==== DATA SUPPLIED ====

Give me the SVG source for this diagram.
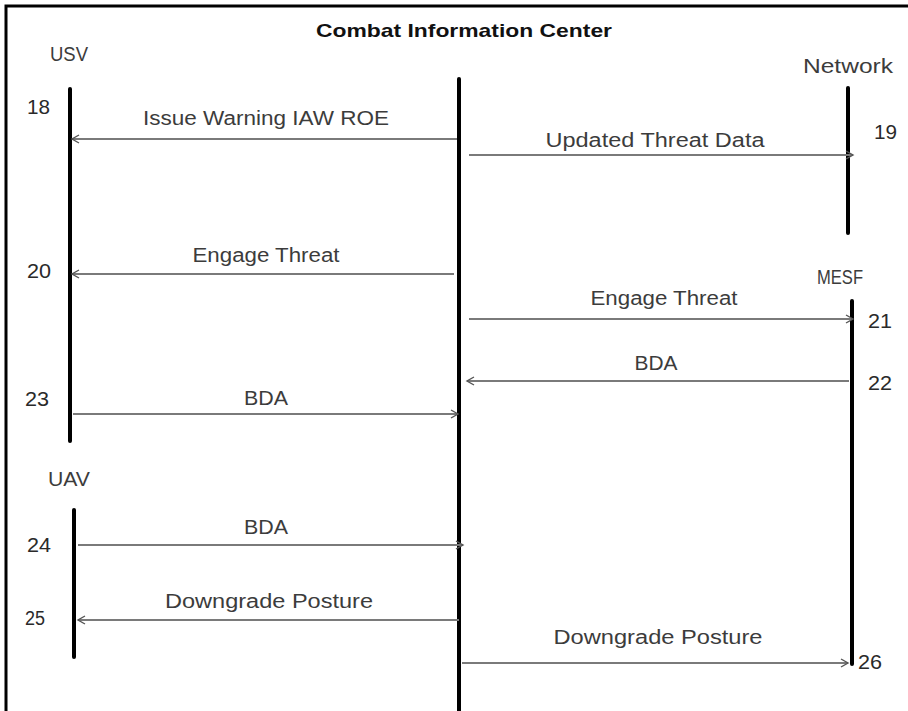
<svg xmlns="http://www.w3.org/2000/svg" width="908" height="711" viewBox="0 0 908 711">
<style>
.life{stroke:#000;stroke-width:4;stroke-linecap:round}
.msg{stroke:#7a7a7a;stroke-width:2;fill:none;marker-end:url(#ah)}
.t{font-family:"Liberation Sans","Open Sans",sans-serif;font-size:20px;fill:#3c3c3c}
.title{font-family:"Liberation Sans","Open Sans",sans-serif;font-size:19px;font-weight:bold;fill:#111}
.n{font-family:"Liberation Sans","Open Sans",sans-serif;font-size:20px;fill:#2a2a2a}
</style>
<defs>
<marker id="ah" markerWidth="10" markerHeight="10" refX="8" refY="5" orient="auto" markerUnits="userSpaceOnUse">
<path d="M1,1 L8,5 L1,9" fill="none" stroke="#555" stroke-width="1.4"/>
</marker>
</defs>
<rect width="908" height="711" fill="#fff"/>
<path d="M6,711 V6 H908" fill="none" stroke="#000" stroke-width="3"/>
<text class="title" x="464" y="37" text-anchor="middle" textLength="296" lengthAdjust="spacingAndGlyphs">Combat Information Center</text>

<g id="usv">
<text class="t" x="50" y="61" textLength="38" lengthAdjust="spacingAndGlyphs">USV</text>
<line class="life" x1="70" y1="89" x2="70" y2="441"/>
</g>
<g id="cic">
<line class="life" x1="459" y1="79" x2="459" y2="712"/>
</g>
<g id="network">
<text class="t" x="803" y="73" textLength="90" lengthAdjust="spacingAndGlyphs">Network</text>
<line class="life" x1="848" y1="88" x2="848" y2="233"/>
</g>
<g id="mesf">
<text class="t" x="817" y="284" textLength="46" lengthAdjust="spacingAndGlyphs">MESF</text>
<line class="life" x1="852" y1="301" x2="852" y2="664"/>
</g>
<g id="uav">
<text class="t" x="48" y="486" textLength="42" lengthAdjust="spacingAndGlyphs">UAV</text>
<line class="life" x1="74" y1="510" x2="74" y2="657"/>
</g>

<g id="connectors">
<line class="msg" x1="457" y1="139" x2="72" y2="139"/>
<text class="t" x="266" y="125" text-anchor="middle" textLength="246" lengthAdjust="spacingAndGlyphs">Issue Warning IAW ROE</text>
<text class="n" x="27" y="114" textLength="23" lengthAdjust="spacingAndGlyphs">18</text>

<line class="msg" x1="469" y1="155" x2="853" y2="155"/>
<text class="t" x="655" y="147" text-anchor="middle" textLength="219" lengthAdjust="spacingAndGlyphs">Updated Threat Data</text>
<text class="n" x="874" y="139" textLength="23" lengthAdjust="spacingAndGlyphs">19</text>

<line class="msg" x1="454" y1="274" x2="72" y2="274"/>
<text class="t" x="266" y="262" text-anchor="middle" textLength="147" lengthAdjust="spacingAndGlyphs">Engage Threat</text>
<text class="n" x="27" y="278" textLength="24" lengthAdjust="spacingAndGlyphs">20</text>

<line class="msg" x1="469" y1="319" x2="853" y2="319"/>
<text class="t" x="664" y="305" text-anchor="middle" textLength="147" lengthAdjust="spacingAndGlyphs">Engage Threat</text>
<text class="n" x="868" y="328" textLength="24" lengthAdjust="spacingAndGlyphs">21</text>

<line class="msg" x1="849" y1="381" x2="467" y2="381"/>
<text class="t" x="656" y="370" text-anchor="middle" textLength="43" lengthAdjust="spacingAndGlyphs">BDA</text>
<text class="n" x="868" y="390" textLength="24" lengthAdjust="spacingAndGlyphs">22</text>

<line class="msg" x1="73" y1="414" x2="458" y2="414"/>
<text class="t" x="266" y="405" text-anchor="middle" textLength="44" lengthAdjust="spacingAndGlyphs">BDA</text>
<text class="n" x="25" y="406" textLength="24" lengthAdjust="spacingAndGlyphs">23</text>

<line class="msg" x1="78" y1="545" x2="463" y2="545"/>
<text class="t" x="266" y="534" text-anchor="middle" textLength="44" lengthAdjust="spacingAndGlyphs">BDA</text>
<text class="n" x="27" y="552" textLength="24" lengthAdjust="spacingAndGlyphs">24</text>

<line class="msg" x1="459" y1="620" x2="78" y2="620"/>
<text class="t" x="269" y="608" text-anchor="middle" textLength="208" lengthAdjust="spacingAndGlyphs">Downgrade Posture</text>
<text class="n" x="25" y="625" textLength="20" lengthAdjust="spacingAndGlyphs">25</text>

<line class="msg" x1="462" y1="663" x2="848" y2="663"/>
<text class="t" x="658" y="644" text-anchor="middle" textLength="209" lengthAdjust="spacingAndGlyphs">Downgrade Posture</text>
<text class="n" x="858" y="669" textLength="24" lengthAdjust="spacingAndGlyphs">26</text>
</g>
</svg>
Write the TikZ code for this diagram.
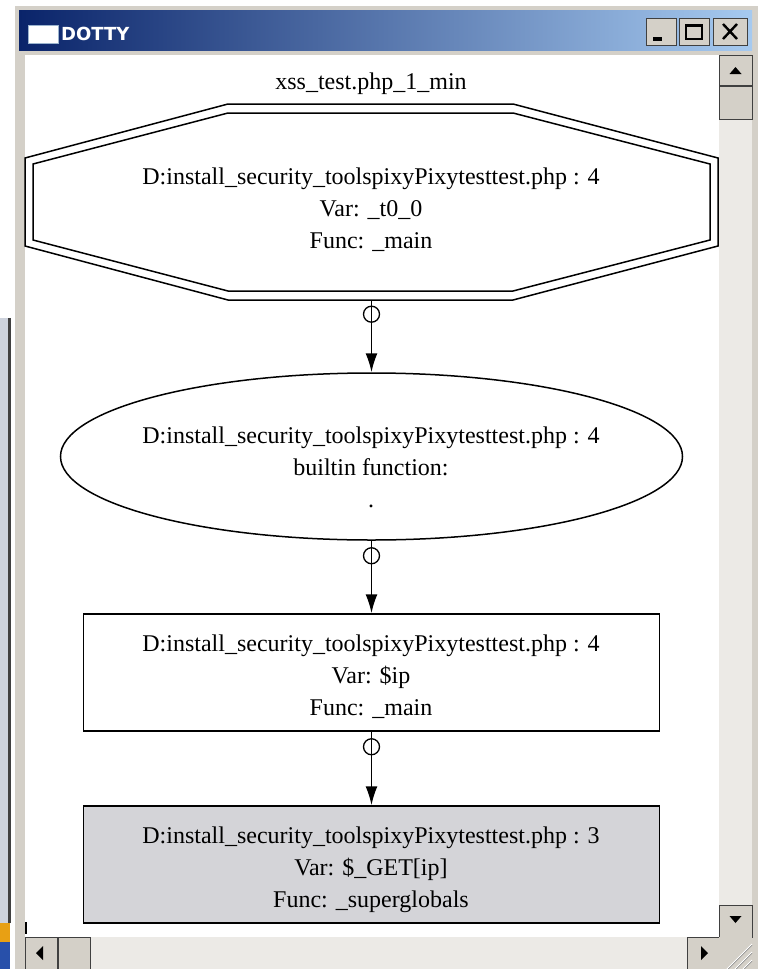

====

The records above must be printed exactly; the pictures stay out.

Give me the SVG source for this diagram.
<svg xmlns="http://www.w3.org/2000/svg" width="908" height="711" viewBox="0 0 908 711">
<style>
.life{stroke:#000;stroke-width:4;stroke-linecap:round}
.msg{stroke:#7a7a7a;stroke-width:2;fill:none;marker-end:url(#ah)}
.t{font-family:"Liberation Sans","Open Sans",sans-serif;font-size:20px;fill:#3c3c3c}
.title{font-family:"Liberation Sans","Open Sans",sans-serif;font-size:19px;font-weight:bold;fill:#111}
.n{font-family:"Liberation Sans","Open Sans",sans-serif;font-size:20px;fill:#2a2a2a}
</style>
<defs>
<marker id="ah" markerWidth="10" markerHeight="10" refX="8" refY="5" orient="auto" markerUnits="userSpaceOnUse">
<path d="M1,1 L8,5 L1,9" fill="none" stroke="#555" stroke-width="1.4"/>
</marker>
</defs>
<rect width="908" height="711" fill="#fff"/>
<path d="M6,711 V6 H908" fill="none" stroke="#000" stroke-width="3"/>
<text class="title" x="464" y="37" text-anchor="middle" textLength="296" lengthAdjust="spacingAndGlyphs">Combat Information Center</text>

<g id="usv">
<text class="t" x="50" y="61" textLength="38" lengthAdjust="spacingAndGlyphs">USV</text>
<line class="life" x1="70" y1="89" x2="70" y2="441"/>
</g>
<g id="cic">
<line class="life" x1="459" y1="79" x2="459" y2="712"/>
</g>
<g id="network">
<text class="t" x="803" y="73" textLength="90" lengthAdjust="spacingAndGlyphs">Network</text>
<line class="life" x1="848" y1="88" x2="848" y2="233"/>
</g>
<g id="mesf">
<text class="t" x="817" y="284" textLength="46" lengthAdjust="spacingAndGlyphs">MESF</text>
<line class="life" x1="852" y1="301" x2="852" y2="664"/>
</g>
<g id="uav">
<text class="t" x="48" y="486" textLength="42" lengthAdjust="spacingAndGlyphs">UAV</text>
<line class="life" x1="74" y1="510" x2="74" y2="657"/>
</g>

<g id="connectors">
<line class="msg" x1="457" y1="139" x2="72" y2="139"/>
<text class="t" x="266" y="125" text-anchor="middle" textLength="246" lengthAdjust="spacingAndGlyphs">Issue Warning IAW ROE</text>
<text class="n" x="27" y="114" textLength="23" lengthAdjust="spacingAndGlyphs">18</text>

<line class="msg" x1="469" y1="155" x2="853" y2="155"/>
<text class="t" x="655" y="147" text-anchor="middle" textLength="219" lengthAdjust="spacingAndGlyphs">Updated Threat Data</text>
<text class="n" x="874" y="139" textLength="23" lengthAdjust="spacingAndGlyphs">19</text>

<line class="msg" x1="454" y1="274" x2="72" y2="274"/>
<text class="t" x="266" y="262" text-anchor="middle" textLength="147" lengthAdjust="spacingAndGlyphs">Engage Threat</text>
<text class="n" x="27" y="278" textLength="24" lengthAdjust="spacingAndGlyphs">20</text>

<line class="msg" x1="469" y1="319" x2="853" y2="319"/>
<text class="t" x="664" y="305" text-anchor="middle" textLength="147" lengthAdjust="spacingAndGlyphs">Engage Threat</text>
<text class="n" x="868" y="328" textLength="24" lengthAdjust="spacingAndGlyphs">21</text>

<line class="msg" x1="849" y1="381" x2="467" y2="381"/>
<text class="t" x="656" y="370" text-anchor="middle" textLength="43" lengthAdjust="spacingAndGlyphs">BDA</text>
<text class="n" x="868" y="390" textLength="24" lengthAdjust="spacingAndGlyphs">22</text>

<line class="msg" x1="73" y1="414" x2="458" y2="414"/>
<text class="t" x="266" y="405" text-anchor="middle" textLength="44" lengthAdjust="spacingAndGlyphs">BDA</text>
<text class="n" x="25" y="406" textLength="24" lengthAdjust="spacingAndGlyphs">23</text>

<line class="msg" x1="78" y1="545" x2="463" y2="545"/>
<text class="t" x="266" y="534" text-anchor="middle" textLength="44" lengthAdjust="spacingAndGlyphs">BDA</text>
<text class="n" x="27" y="552" textLength="24" lengthAdjust="spacingAndGlyphs">24</text>

<line class="msg" x1="459" y1="620" x2="78" y2="620"/>
<text class="t" x="269" y="608" text-anchor="middle" textLength="208" lengthAdjust="spacingAndGlyphs">Downgrade Posture</text>
<text class="n" x="25" y="625" textLength="20" lengthAdjust="spacingAndGlyphs">25</text>

<line class="msg" x1="462" y1="663" x2="848" y2="663"/>
<text class="t" x="658" y="644" text-anchor="middle" textLength="209" lengthAdjust="spacingAndGlyphs">Downgrade Posture</text>
<text class="n" x="858" y="669" textLength="24" lengthAdjust="spacingAndGlyphs">26</text>
</g>
</svg>
Write the TikZ code for this diagram.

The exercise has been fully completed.